Et voilà que la rédaction le recale. Mais que veulent-ils, à la fin, ces journalistes ? On sauve leur journal du dépôt de bilan. On assure les salaires. On leur trouve un directeur, auquel personne n’a rien à reprocher. Et ils font les délicats.

Blague à part, cette épreuve de force entre rédaction et actionnaires est décisive, s'agissant de l'indépendance future du journal. Depuis sa prise de contrôle par les trois hommes d'affaires, les escarmouches n'ont pas manqué, notamment avec l'un des trois, Pierre Bergé, lequel ne se prive jamais de faire savoir sur Twitter tout le mal qu'il pense de tel ou tel article, ou du recrutement de tel ou tel collaborateur. Lors de la récente affaire SwissLeaks, le Monde ayant publié les noms de quelques détenteurs ou anciens détenteurs de comptes HSBC, ces piques se sont transformées en attaque en règle.

«Pour moi, c'est du populisme, c'est flatter les pires instincts, a lancé Bergé sur RTL. Ce n'est pas ça que devrait être journal, en tout cas un journal comme le Monde. Et ce n'est pas pour ça que je suis venu au secours du Monde, que j'ai permis aux journalistes du Monde d'acquérir leur indépendance. La délation, c'est la délation. Jeter en pâture des noms, c'est jeter en pâture des noms.» De son côté, Matthieu Pigasse parlait de «maccarthysme fiscal».

Ces attaques ne sont pas restées sans réponse. Les journalistes du Monde les plus hardis ont répliqué sur Twitter, en exprimant de plus en plus ouvertement l'énervement symétrique que suscitent chez eux les énervements de l'actionnaire octogénaire.

Directeur intérimaire sortant, Gilles Van Kote a rétorqué à Bergé que «ce sont des décisions qui sont d'ordre éditorial, et du ressort de la direction du journal», manquant sans doute là l'occasion d'être prolongé dans son poste.

Interrogé sur les plateaux de télé où il se multiplie, Xavier Niel, avec son bon sourire de geek néo baba cool, s'est efforcé de couvrir son associé : oui, Bergé s'énerve, c'est de son âge.
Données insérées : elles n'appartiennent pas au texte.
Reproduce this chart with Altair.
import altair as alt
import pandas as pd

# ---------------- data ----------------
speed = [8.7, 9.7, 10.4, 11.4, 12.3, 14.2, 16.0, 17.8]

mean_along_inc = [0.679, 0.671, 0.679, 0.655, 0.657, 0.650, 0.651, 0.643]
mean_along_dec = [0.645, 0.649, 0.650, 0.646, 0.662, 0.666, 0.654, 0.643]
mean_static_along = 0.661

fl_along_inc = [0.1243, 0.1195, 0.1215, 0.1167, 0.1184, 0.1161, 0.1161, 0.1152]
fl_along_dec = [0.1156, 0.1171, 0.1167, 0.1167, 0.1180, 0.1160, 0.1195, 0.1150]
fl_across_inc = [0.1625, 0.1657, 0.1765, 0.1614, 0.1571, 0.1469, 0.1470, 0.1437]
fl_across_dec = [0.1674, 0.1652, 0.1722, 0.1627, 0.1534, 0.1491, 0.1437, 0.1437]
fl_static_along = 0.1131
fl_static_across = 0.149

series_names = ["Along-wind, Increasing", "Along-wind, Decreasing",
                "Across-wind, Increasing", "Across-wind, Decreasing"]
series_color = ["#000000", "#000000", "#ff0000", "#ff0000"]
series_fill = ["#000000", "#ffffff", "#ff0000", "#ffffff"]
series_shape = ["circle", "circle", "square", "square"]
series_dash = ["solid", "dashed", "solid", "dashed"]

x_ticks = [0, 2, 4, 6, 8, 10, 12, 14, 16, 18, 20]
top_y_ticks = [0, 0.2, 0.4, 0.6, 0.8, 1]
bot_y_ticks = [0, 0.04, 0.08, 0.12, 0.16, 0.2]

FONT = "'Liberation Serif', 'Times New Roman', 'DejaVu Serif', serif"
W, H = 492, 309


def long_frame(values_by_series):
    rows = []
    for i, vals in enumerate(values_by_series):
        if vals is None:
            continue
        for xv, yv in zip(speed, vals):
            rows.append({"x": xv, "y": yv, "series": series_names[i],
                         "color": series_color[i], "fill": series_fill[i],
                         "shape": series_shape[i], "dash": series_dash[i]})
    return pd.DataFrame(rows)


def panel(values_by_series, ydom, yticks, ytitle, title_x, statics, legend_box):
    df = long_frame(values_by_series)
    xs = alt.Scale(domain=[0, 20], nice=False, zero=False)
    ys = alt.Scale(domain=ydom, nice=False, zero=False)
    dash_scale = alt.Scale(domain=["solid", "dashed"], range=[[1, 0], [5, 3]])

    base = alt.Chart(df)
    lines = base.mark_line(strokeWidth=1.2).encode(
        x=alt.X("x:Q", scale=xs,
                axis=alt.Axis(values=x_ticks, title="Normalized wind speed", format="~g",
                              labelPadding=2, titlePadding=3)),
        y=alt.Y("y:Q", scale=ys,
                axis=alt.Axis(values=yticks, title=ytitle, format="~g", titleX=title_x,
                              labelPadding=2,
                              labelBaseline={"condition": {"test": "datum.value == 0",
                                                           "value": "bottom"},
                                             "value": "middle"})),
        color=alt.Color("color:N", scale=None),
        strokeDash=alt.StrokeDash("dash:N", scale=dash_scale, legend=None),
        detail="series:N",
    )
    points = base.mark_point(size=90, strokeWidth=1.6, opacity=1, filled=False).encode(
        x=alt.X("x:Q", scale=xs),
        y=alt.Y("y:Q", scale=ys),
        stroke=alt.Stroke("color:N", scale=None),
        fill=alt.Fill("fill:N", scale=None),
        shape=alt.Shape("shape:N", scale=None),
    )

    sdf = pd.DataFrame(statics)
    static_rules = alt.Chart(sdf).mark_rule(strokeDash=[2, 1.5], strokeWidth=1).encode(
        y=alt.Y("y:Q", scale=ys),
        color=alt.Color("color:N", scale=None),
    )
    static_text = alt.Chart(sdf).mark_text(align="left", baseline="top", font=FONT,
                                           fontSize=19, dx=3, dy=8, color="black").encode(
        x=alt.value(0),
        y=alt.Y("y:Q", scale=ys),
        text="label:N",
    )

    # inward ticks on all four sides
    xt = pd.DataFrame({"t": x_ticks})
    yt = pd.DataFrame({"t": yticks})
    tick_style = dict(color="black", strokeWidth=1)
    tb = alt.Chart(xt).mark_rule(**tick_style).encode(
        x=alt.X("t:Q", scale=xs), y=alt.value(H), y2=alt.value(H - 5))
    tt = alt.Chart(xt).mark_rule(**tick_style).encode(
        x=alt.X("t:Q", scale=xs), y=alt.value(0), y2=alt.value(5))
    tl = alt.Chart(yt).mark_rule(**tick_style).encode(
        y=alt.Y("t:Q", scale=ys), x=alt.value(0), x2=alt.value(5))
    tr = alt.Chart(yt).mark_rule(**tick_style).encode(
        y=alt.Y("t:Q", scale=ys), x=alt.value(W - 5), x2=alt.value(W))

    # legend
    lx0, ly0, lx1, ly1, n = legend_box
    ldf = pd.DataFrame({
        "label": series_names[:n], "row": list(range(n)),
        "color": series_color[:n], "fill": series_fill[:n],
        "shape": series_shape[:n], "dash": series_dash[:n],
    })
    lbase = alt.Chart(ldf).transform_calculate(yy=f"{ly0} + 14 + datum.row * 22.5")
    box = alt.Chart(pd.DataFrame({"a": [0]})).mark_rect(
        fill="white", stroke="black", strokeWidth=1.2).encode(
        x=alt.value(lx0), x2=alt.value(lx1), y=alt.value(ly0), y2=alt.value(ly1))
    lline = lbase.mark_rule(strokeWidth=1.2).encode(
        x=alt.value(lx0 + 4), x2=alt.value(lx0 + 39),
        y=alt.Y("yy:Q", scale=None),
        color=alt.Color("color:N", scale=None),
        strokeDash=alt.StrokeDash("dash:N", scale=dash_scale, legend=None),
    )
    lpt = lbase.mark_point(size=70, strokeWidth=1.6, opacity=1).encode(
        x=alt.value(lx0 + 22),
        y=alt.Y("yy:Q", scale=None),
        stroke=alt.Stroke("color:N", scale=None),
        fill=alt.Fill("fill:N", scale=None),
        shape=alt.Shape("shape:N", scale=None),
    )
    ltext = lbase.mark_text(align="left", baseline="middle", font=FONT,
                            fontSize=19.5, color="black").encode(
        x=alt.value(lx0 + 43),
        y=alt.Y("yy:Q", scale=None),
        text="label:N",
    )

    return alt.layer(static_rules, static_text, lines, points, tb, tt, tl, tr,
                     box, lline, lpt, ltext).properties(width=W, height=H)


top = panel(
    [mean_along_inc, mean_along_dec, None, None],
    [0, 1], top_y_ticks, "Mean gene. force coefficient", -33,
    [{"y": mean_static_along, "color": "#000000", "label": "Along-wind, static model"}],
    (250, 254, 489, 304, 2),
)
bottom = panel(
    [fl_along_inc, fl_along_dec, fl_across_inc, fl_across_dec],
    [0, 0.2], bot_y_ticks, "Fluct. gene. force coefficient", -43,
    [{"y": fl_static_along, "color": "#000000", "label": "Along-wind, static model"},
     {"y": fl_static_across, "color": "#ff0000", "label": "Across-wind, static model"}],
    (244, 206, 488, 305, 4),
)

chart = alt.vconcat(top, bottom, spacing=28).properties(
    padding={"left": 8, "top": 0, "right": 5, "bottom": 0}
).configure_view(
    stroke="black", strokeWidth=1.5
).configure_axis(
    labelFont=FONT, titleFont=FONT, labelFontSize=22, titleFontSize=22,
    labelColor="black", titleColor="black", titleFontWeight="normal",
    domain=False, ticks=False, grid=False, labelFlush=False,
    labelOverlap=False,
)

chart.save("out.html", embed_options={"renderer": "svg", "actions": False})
Mais les journalistes du Monde n'écrivent-ils pas ce qu'ils veulent ?

On aurait pu imaginer que se prolonge, pour le bénéfice de tout le monde, cet affrontement à ciel ouvert, qui n’est finalement pas le plus malsain des modes de cohabitation. Mais l’âpreté de la bataille pour la nomination du directeur montre que les actionnaires ne s’en satisfont pas.
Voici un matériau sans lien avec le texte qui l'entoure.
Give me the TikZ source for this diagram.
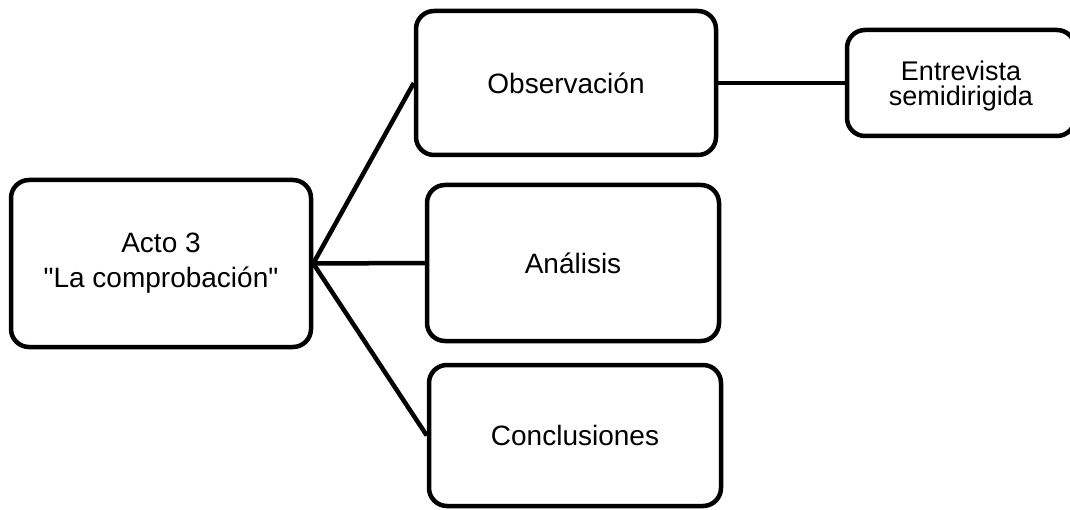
\documentclass[tikz,border=0pt]{standalone}
\usepackage{fontspec}
\setmainfont{Liberation Sans}
\usetikzlibrary{positioning}

% straight double quote, not turned into a curly one
\newcommand{\dq}{\XeTeXglyph\XeTeXcharglyph"22\relax}

\begin{document}
\begin{tikzpicture}[x=1pt, y=-1pt, line width=4.5pt,
	box/.style={draw, rounded corners=18pt, align=center, inner sep=0pt, font=\fontsize{28}{30}\selectfont}]

		\useasboundingbox (0,0) rectangle (1070,510);

		%the act
		\node[box, font=\fontsize{28}{35}\selectfont, minimum width=300pt, minimum height=167pt] (acto) at (161,263.5) {Acto 3\\\dq La comprobación\dq};

		%the three steps
		\node[box, minimum width=300pt, minimum height=144pt] (obs) at (566,83) {Observación};
		\node[box, minimum width=292pt, minimum height=156pt] (ana) at (573,263) {Análisis};
		\node[box, minimum width=292pt, minimum height=141pt] (con) at (575,435.5) {Conclusiones};

		% the tool used for the observation
		\node[box, font=\fontsize{27}{25}\selectfont, minimum width=228pt, minimum height=106pt, text depth=0pt] (ent) at (961,83) {Entrevista\\semidirigida};

		\draw (acto.east) -- (obs.west);
		\draw (acto.east) -- (ana.west);
		\draw (acto.east) -- (con.west);
		\draw (obs.east) -- (ent.west);

	\end{tikzpicture}
\end{document}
Contrairement au fantasme habituel, le poids de l’actionnaire sur un média qu’il contrôle s’exprime rarement par des pressions quotidiennes sur tel ou tel article, pressions immanquablement vouées à l’échec. Le poids de l’actionnaire s’exprime par le choix décisif des dirigeant(e)s chargé(e)s de faire tampon entre la rédaction et eux.

Qu’est ce qu’un dirigeant de média ? La résultante d’une multitude de facteurs : son origine sociale, sa biographie, ses convictions, ses aptitudes professionnelles, et…les conditions de sa nomination. A qui il la doit, dans quelles conditions elle s’est exercée, dans quelles conditions s’exercera un éventuel renouvellement, etc.

Si Jérôme Fenoglio avait été élu, quels que soient ses mérites, ses capacités, son talent, sa force de caractère, il aurait été dans la main des actionnaires, à qui il aurait été redevable de sa nomination, et plus encore dans les conditions de la semaine dernière, après qu’ils auraient insolemment forcé la main à la rédaction.

Et il semble l'avoir compris qui, au moment où cette chronique est rédigée, assurait «qu'il ne sera pas le directeur issu d'un coup de force des actionnaires». Le match se poursuit.